Read surreptitiously during Jury Duty this morning. Originally published as two editions (of 69 each, of course) of a six-folio series in the early 1930s, these were part of artist and publisher Jindřich Štyrský's answer to the censorship of the recently Czech-translated Les Chants de Maldoror et autres textes: the private proliferation of surrealist erotica. I bought this as it's the only other prose work by fantastic Valerie and Her Week of Wonders author Vítězslav Nezval, and his section, taking up the whole first half with Štyrský's delightfully prurient collages as illustration, totally delivers. A strange reminiscence of early sexual experiences, hung up on the physical spaces that memory collects in like dust and on the sheer suggestive power of words, even misunderstood words. Pretty great. Must find more Nezval, if such exists. Štyrský's half collects another set of collages with dream-musings on his long-dead sister (the twin poles of life, mortality and sensuality), plus an essay on so-called pornophilia, and dream-diary excerpts. Totally interesting, all.
Shortly after these were published, Štyrský and Nezval would help found the Czech Surrealist Group, the first surrealist group outside Paris, and one of the longest-surviving.
My first venture into surrealist erotica prose (and erotica in general) and I was definitely not let down…
I picked this book up in Prague at the National Gallery as I’ve always been enamoured by the work of Stryrsky and i didn’t know there was any written works by or about him in english. So when I saw this in the gallery shop i picked up without second thought.
The highlight of this for me was probably the pornographic collagework. I feel like i can’t and perhaps shouldn’t elaborate so I’ll just leave it at that.

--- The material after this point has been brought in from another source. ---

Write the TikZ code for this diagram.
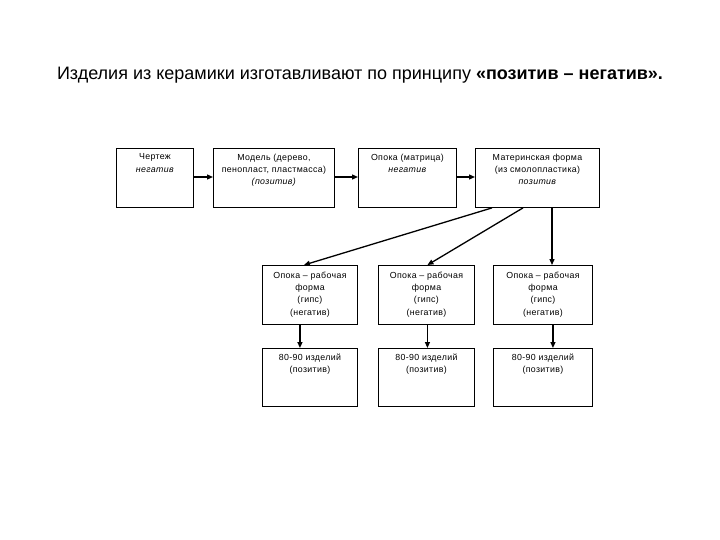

The written sections of this were interesting (..?) but maybe a step beyond my wheelhouse. Some of the poetry was very passionate but all just a bit mental. The story by Nezval from his time as a student I actually really enjoyed, it was very claustrophobic and so so full of shame.
I gave this a 3 but really I haven’t got an opinion on it. It’s so far removed from what I know that I feel I can’t judge it, only digest it and I found it pretty interesting overall.
This is the classic Czech surrealist erotica collection, which shortly followed other such classics as Bataille's Story of the Eye, Louÿs's The She Devils, and Aragon's 1929 and Mad Balls: Surrealist Erotica and Irene's Cunt. Includes two stories, one section of poetry, Štyrský's surrealist collages in the vein of Max Ernst, as well as an essay on pornography that precede's Sontag's famous essay by decades.
It's a little tame, but worth it for Štyrský's collages. Will be selling this one.
Zatímco Štýrského Emílii jsem četl už dříve a ještě doteď mi sem tam radostí ustřelí trochu semene z penisu, Nezvalovo Sexuální Nocturno pro mě bylo novým kouskem a musím říct, že jsem si při čtení docela živě dokázal vybavit, jak jsem v Třebíči chodil kolem kurev a otáčela se mi kudla v kapse. V jeho podání je výlet do bordelu nezapomenutelný a já si na oslavu tohoto excelentního, sugestivního díla zaonanuji.
10 years ago, a casual reference from musician Grey Malkin made me discover the wonderful surrealist Czech film, Valerie and her Week of Wonders. It was love at first sight, and ever since, I've wanted to dive in the deep waters of czech surrealism, but for some reason, it never really happened... until now.
This slim, beautifully produced volume offers three very alluring works. Well, to be honest, I am somewhat lukewarm towards Halas'collection of poems, Thyrsos. Translator Jed Slast chose to keep the rhyming pattern of the original poems, but I think that this kind of additional constraints frequently hinders the translation of poetry, a very arduous task in itself. The poems are pleasant enough, but I could not get rid of an impression of awkwardness in some sentences, some rhymes, etc (though, English not being my native language, I may be entirely wrong here). With all due respect to Slast, I suspect that much was lost in translation in this case -- perhaps inevitably.
Nezval's Sexual Nocturne was way more enticing. This narrative about the first sexual experiences of a boy apparently rather similar to young Nezval himself was almost... well, not exactly straightforward, but let's say the main events seemed clear enough. But this almost linear narrative was interlaced with distorted memories and lots of mysteriously beautiful surreal images, suggesting a kind of pervasive mystery.
Štyrský's prose poem Emilie Comes to Me in a Dream felt more like a continuous flow of images, some of them echoing others, and the haunting memory of Emilie coming back like a refrain. I found these images particularly inventive and striking, and there was even a strange poignancy to the whole (and to its dark conclusion). The author's collages were also intriguing, though nowhere near as good as Ernst, in my opinion.
Marxist psychoanalyst Brouk's postscript about "pornophilic" art and its subversive potential proved less than illuminating, though. Let's say it has the charm of a time capsule.
All in all, a short delightful book and, for me, a wonderful entry into Czech surrealism. Now, I have to read Nezval's Valerie, and to find other things by Štyrský.
This is a Avante-Garde collection of 1930s Czech surrealist ideas. It is a mix of poems mainly about genitals and sex, a novella about the first sexual experiences and a selection of explicit photomontages based on porn of the day (quite a few erections!).
I took it to be a genuine attempt to bring the human condition using the printed tools for sex available (porn, sexual poems and adult novels) into the regime of art and literature.
Interesting and for me a timeless piece of art/writing.
The Štyrský artwork is fucking amazing. Talk about an underrated brilliant fucking artist! The book design is also gorgeous as is the content. If you like strange space sex collage this book is for you.